How many options are there for the position of persons $A$ and $B$? In total there are $\binom 62=15$ possibilities. In how many of those options are these persons seperated by exactly one other person? In precisely 4 of them, namely when the are in position 1 and 3, or 2 and 4, or 3 and 5, or 4 and 6.

Edit: Maybe I should clarify my solution as there is apparently some confusion whether we took the interchangibility of $A$ and $B$ into account properly or not. Let me just consider the simpler version where we have only three people $A,B$ and $C$. Which possibilities are there?

$ABC$,$ACB$,$BAC$,$BCA$,$CAB$ and $CBA$. This are 6 options. The positions we are interested in are $ACB$ and $BCA$, so 2 of them. The probability is then $\frac 26$.

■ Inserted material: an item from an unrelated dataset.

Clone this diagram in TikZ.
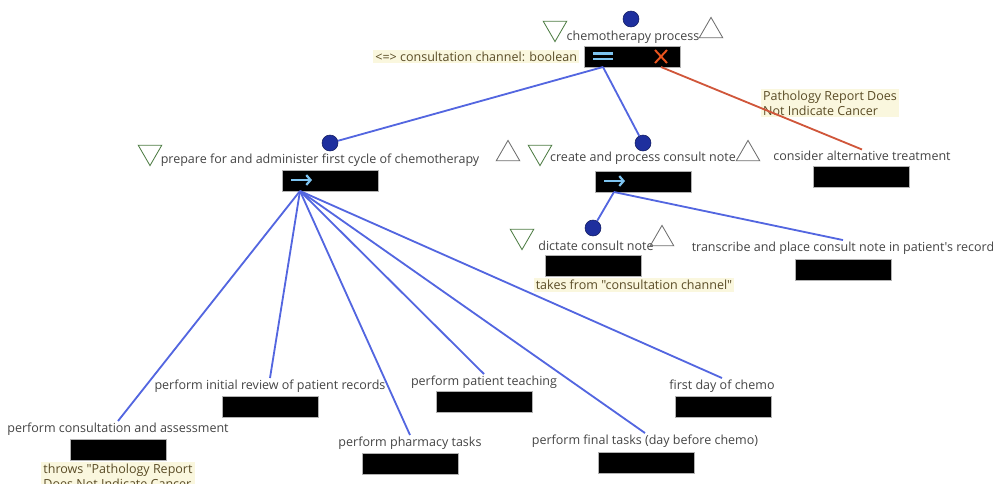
\documentclass[tikz,border=0pt]{standalone}
\usepackage{fontspec}
\setmainfont{Open Sans}[Ligatures=TeXOff]
\usepackage{xcolor}
\usetikzlibrary{arrows.meta,positioning,shapes.geometric}

\definecolor{txtgray}{HTML}{444444}
\definecolor{notetext}{HTML}{5A4C26}
\definecolor{notebg}{HTML}{FAF7DE}
\definecolor{lineblue}{HTML}{5366E0}
\definecolor{dotblue}{HTML}{1E2F9E}
\definecolor{excred}{HTML}{D0563A}
\definecolor{trigreen}{HTML}{4E7D44}
\definecolor{trigray}{HTML}{6E6E6E}
\definecolor{glyphblue}{HTML}{7EC4F0}
\definecolor{xorange}{HTML}{E8541E}

\begin{document}
\begin{tikzpicture}[
    x=0.025cm, y=-0.025cm,
    act/.style={font=\fontsize{8.9}{10.5}\selectfont, text=txtgray, inner sep=1pt},
    bar/.style={
        rectangle, fill=black, draw=gray!60,
        minimum width=2.4cm, minimum height=0.525cm, inner sep=0pt,
    },
    tok/.style={circle, fill=dotblue, draw=dotblue!60!black, minimum size=0.4cm, inner sep=0pt},
    tridown/.style={
        regular polygon, regular polygon sides=3, shape border rotate=180,
        draw=trigreen, line width=0.6pt, minimum size=0.68cm, inner sep=0pt,
    },
    triup/.style={
        regular polygon, regular polygon sides=3,
        draw=trigray, line width=0.6pt, minimum size=0.68cm, inner sep=0pt,
    },
    note/.style={
        font=\fontsize{8.9}{10.5}\selectfont, text=notetext, fill=notebg,
        inner sep=1.5pt, align=left,
    },
    link/.style={draw=lineblue, line width=1.3pt},
    exc/.style={draw=excred, line width=1.3pt},
    glyph/.style={draw=glyphblue, line width=1.6pt},
]

\useasboundingbox (0,0) rectangle (993,483);
\clip (0,0) rectangle (993,483);

% Root process
\node[tok] (rootdot) at (631,19) {};
\node[act] (root) at (633,37) {chemotherapy process};
\node[tridown] (rootdn) at (555,28) {};
\node[triup] (rootup) at (711,31) {};
\node[bar] (rootbar) at (632.5,56.5) {};
\node[note, left=0.12cm of rootbar] (chan) {<=> consultation channel: boolean};
\draw[glyph] (593,53.5) -- (613,53.5) (593,59) -- (613,59);
\draw[draw=xorange, line width=1.4pt] (655,50) -- (667,63) (667,50) -- (655,63);
\coordinate (rootseq) at (603,67);
\coordinate (rootexc) at (661,67);

% Prepare and administer
\node[tok] (prepdot) at (330,143) {};
\node[act] (prep) at (320,160) {prepare for and administer first cycle of chemotherapy};
\node[tridown] (prepdn) at (150,152) {};
\node[triup] (prepup) at (508,154) {};
\node[bar] (prepbar) at (330,180.5) {};
\draw[glyph, -{Straight Barb[length=3pt,width=7pt]}] (291,180) -- (312,180);
\coordinate (prepout) at (300,191);

% Consult note
\node[tok] (notedot) at (643,143) {};
\node[act] (cnote) at (643,158) {create and process consult note};
\node[tridown] (notedn) at (540,152) {};
\node[triup] (noteup) at (748,154) {};
\node[bar] (notebar) at (643,182) {};
\draw[glyph, -{Straight Barb[length=3pt,width=7pt]}] (604,181) -- (625,181);
\coordinate (noteout) at (614,192);

% Alternative treatment
\node[act] (alt) at (862,156) {consider alternative treatment};
\node[bar] (altbar) at (861,176.5) {};
\node[note] (patho) at (830,103) {Pathology Report Does\\Not Indicate Cancer};

% Dictate / transcribe
\node[tok] (dictdot) at (593,228) {};
\node[act] (dict) at (596,246) {dictate consult note};
\node[tridown] (dictdn) at (522,236) {};
\node[triup] (dictup) at (662,239) {};
\node[bar] (dictbar) at (593,265.5) {};
\node[note] (takes) at (634,285) {takes from "consultation channel"};
\node[act] (trans) at (843,248) {transcribe and place consult note in patient's record};
\node[bar] (transbar) at (843,269.5) {};

% Steps of the first cycle
\node[act] (review) at (270,386) {perform initial review of patient records};
\node[bar] (reviewbar) at (270,407) {};
\node[act] (consult) at (118,429) {perform consultation and assessment};
\node[bar] (consultbar) at (118,449.5) {};
\node[note] (throws) at (118,476) {throws "Pathology Report\\Does Not Indicate Cancer};
\node[act] (teach) at (484,382) {perform patient teaching};
\node[bar] (teachbar) at (484,402) {};
\node[act] (pharm) at (410,443) {perform pharmacy tasks};
\node[bar] (pharmbar) at (410,463.5) {};
\node[act] (final) at (645,441) {perform final tasks (day before chemo)};
\node[bar] (finalbar) at (646,462.5) {};
\node[act] (first) at (722,386) {first day of chemo};
\node[bar] (firstbar) at (723,406.5) {};

% Connectors
\draw[link] (rootseq) -- (prepdot);
\draw[link] (rootseq) -- (notedot);
\draw[exc] (rootexc) -- (alt.north);
\draw[link] (noteout) -- (dictdot);
\draw[link] (noteout) -- (trans.north);
\foreach \s in {consult,review,pharm,teach,final,first}
    \draw[link] (prepout) -- (\s.north);

\end{tikzpicture}
\end{document}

Another way to consider the same question is to ask ourselves which positions $A$ and $B$ may attend together. Then we have $(**-)$, $(*-*)$ and $(-**)$, where the stars mark $A$ and $B$ and the blank marks $C$. Out of these three options only $(*-*)$ is of the desired form, so the probability is $\frac 13$.

Similarly we can tackle the situation with a total of 6 people. We can either compute $\frac{8}{6\cdot 5}$, or $\frac{4}{\binom 62}$. Of course the result is the same, namely $\frac{4}{15}$.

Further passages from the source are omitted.